5G will deliver for UK vehicle battery manufacturer Hyperbat, in a virtual reality digital twin proof-of-concept. Hyperbat design and engineering teams will be able to virtually walk around and interact with 3D life-size objects in real-time through a single self-contained device. Employees in different locations will be able to build a 1:1 scale physical product on the factory floor, review designs in real-time, explore form factors such as maintenance and crash detection of an electric vehicle and retrofit high-performance batteries into specific dimensions. The key enabler is the high speed, low latency and large data handling capabilities of a private 5G network.

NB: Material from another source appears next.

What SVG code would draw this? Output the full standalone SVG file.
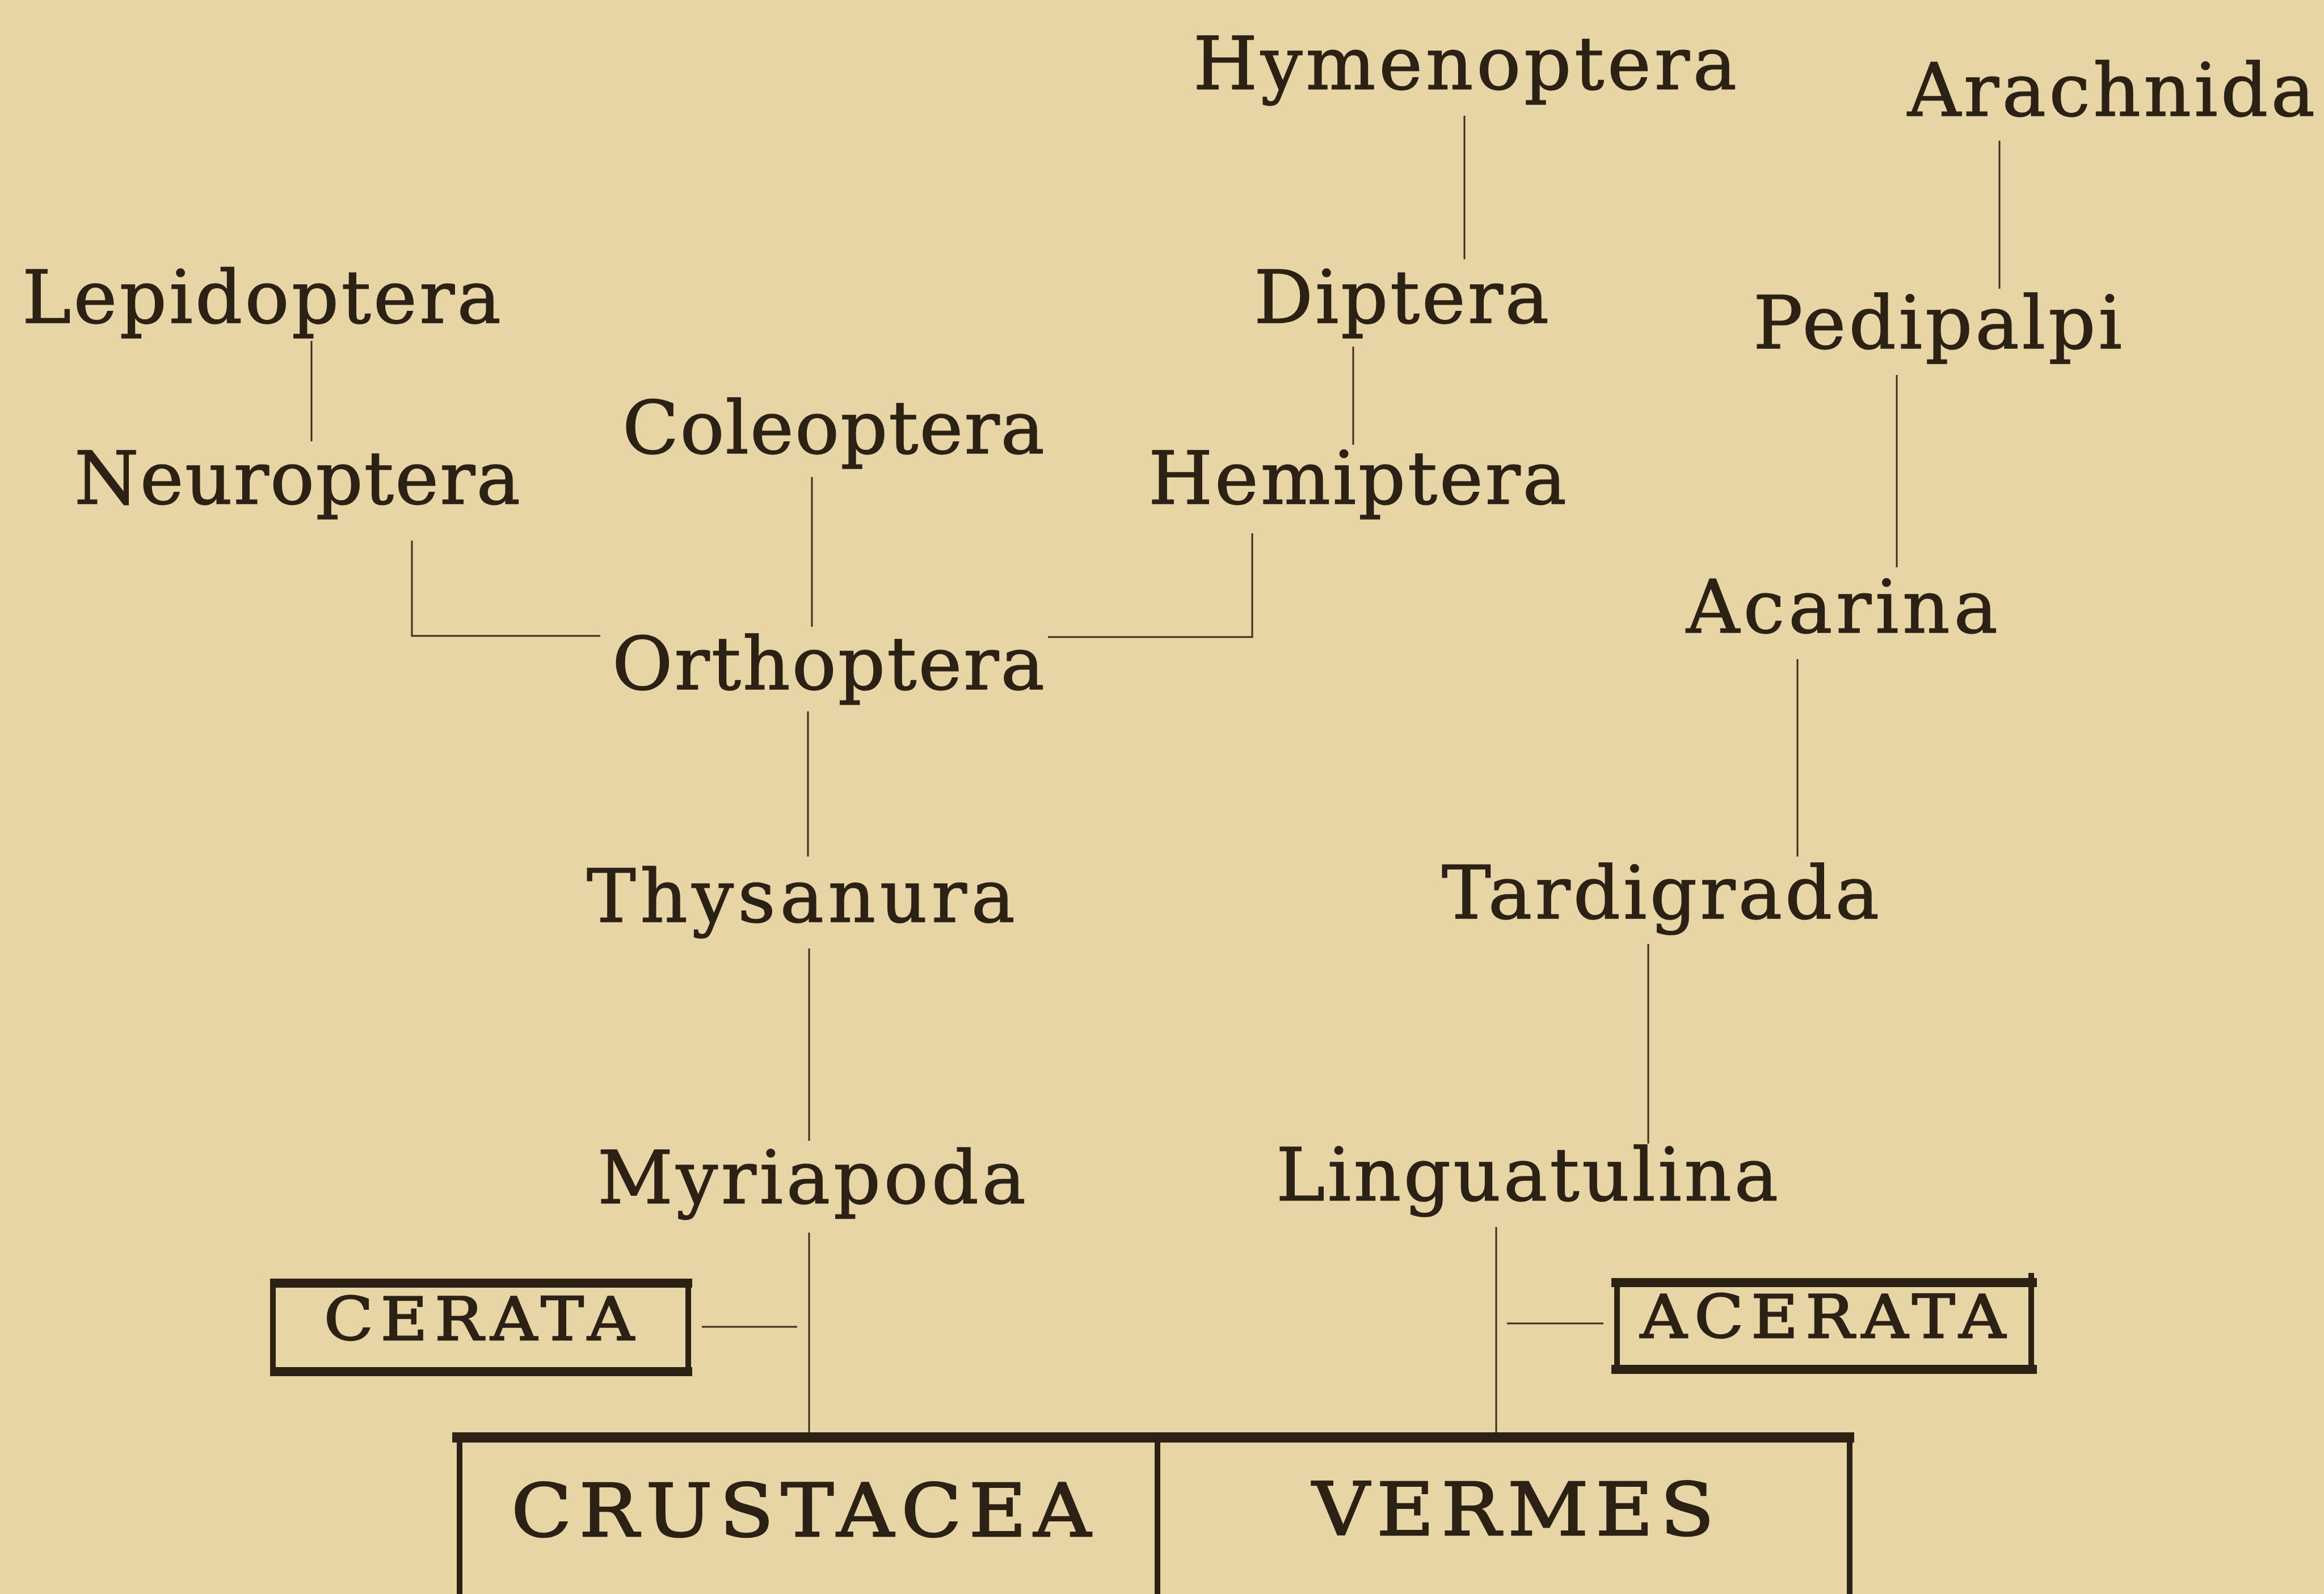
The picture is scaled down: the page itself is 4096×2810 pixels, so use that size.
<svg xmlns="http://www.w3.org/2000/svg" width="4096" height="2810" viewBox="0 0 4096 2810">
<style>
.bg{fill:#E8D5A5}
.t{font-family:"DejaVu Serif","Liberation Serif",serif;font-size:130px;fill:#2B2114;stroke:#2B2114;stroke-width:1.5}
.c{font-family:"DejaVu Serif","Liberation Serif",serif;fill:#2B2114;stroke:#2B2114;stroke-width:2.5}
.ln{stroke:#3A2E1E;stroke-width:3;fill:none}
.bar{stroke:#2B2114;stroke-width:16;fill:none}
.side{stroke:#2B2114;stroke-width:10;fill:none}
</style>
<rect class="bg" x="0" y="0" width="4096" height="2810"/>
<g id="connectors">
<line class="ln" x1="2581" y1="204" x2="2581" y2="457"/>
<line class="ln" x1="3524" y1="248" x2="3524" y2="509"/>
<line class="ln" x1="549" y1="601" x2="549" y2="778"/>
<line class="ln" x1="2385" y1="611" x2="2385" y2="784"/>
<line class="ln" x1="3343" y1="661" x2="3343" y2="1000"/>
<line class="ln" x1="1431" y1="841" x2="1431" y2="1105"/>
<polyline class="ln" points="726,953 726,1121 1058,1121"/>
<polyline class="ln" points="2207,940 2207,1123 1847,1123"/>
<line class="ln" x1="1424" y1="1254" x2="1424" y2="1510"/>
<line class="ln" x1="3168" y1="1162" x2="3168" y2="1510"/>
<line class="ln" x1="1426" y1="1672" x2="1426" y2="2011"/>
<line class="ln" x1="2905" y1="1664" x2="2905" y2="2016"/>
<line class="ln" x1="1426" y1="2173" x2="1426" y2="2526"/>
<line class="ln" x1="1237" y1="2339" x2="1405" y2="2339"/>
<line class="ln" x1="2637" y1="2163" x2="2637" y2="2526"/>
<line class="ln" x1="2656" y1="2333" x2="2826" y2="2333"/>
</g>
<g id="hymenoptera"><text class="t" x="2103" y="157" textLength="958" lengthAdjust="spacing">Hymenoptera</text></g>
<g id="arachnida"><text class="t" x="3362" y="204" textLength="718" lengthAdjust="spacing">Arachnida</text></g>
<g id="lepidoptera"><text class="t" x="39" y="569" textLength="844" lengthAdjust="spacing">Lepidoptera</text></g>
<g id="diptera"><text class="t" x="2210" y="569" textLength="520" lengthAdjust="spacing">Diptera</text></g>
<g id="pedipalpi"><text class="t" x="3090" y="614" textLength="650" lengthAdjust="spacing">Pedipalpi</text></g>
<g id="coleoptera"><text class="t" x="1097" y="799" textLength="744" lengthAdjust="spacing">Coleoptera</text></g>
<g id="neuroptera"><text class="t" x="131" y="888" textLength="786" lengthAdjust="spacing">Neuroptera</text></g>
<g id="hemiptera"><text class="t" x="2024" y="888" textLength="737" lengthAdjust="spacing">Hemiptera</text></g>
<g id="acarina"><text class="t" x="2972" y="1115" textLength="549" lengthAdjust="spacing">Acarina</text></g>
<g id="orthoptera"><text class="t" x="1079" y="1215" textLength="762" lengthAdjust="spacing">Orthoptera</text></g>
<g id="thysanura"><text class="t" x="1034" y="1625" textLength="755" lengthAdjust="spacing">Thysanura</text></g>
<g id="tardigrada"><text class="t" x="2541" y="1619" textLength="771" lengthAdjust="spacing">Tardigrada</text></g>
<g id="myriapoda"><text class="t" x="1053" y="2121" textLength="755" lengthAdjust="spacing">Myriapoda</text></g>
<g id="linguatulina"><text class="t" x="2249" y="2116" textLength="885" lengthAdjust="spacing">Linguatulina</text></g>
<g id="cerata">
<line class="bar" x1="476" y1="2262" x2="1220" y2="2262"/>
<line class="bar" x1="476" y1="2418" x2="1220" y2="2418"/>
<line class="side" x1="481" y1="2255" x2="481" y2="2425"/>
<line class="side" x1="1213" y1="2255" x2="1213" y2="2425"/>
<text class="c" font-size="105" transform="translate(571,2362) scale(1.08,1)" x="0" y="0" textLength="506" lengthAdjust="spacing">CERATA</text>
</g>
<g id="acerata">
<line class="bar" x1="2840" y1="2261" x2="3590" y2="2261"/>
<line class="bar" x1="2840" y1="2414" x2="3590" y2="2414"/>
<line class="side" x1="2850" y1="2254" x2="2850" y2="2421"/>
<line class="side" x1="3580" y1="2244" x2="3580" y2="2421"/>
<text class="c" font-size="105" transform="translate(2891,2358) scale(1.08,1)" x="0" y="0" textLength="596" lengthAdjust="spacing">ACERATA</text>
</g>
<g id="crustacea-vermes">
<line class="bar" x1="797" y1="2534" x2="3268" y2="2534" style="stroke-width:18"/>
<line class="side" x1="810" y1="2534" x2="810" y2="2810"/>
<line class="side" x1="2040" y1="2534" x2="2040" y2="2810"/>
<line class="side" x1="3260" y1="2534" x2="3260" y2="2810"/>
</g>
<g id="crustacea"><text class="c" font-size="129" transform="translate(901,2708) scale(1.08,1)" x="0" y="0" textLength="946" lengthAdjust="spacing">CRUSTACEA</text></g>
<g id="vermes"><text class="c" font-size="129" transform="translate(2313,2706) scale(1.08,1)" x="0" y="0" textLength="656" lengthAdjust="spacing">VERMES</text></g>
</svg>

Jeremy Spence, 5G Innovation Senior Manager, BT Enterprise Unit, who has led the proof-of-concept development says:

“The 5G digital twin solution is a powerful reminder that 5G connectivity and Edge Compute is very much here now, delivering real business benefits.  We have seen how 5G connectivity, combined with the latest technology, can produce incredible efficiency gains which are so important in boosting the UK manufacturing sector in a post-Covid recovery era.”

According to a survey from LNS research, 25% of manufacturing executives surveyed said they believe a digital twin could help increase throughput, while Hexagon found that 30% of manufacturing executives believe a digital twin would reduce costs. 

Digital twins enable manufacturers to determine how best to streamline the production environment before physically changing any processes. Designing in a digital realm before implementing in the physical world increases efficiency, productivity and reduces operational risk. This delivers several benefits, including a 10% reduction in rework, which not only has financial implications but also improves worker satisfaction. Additionally, it enables an environmentally friendly 10% reduction in scrap.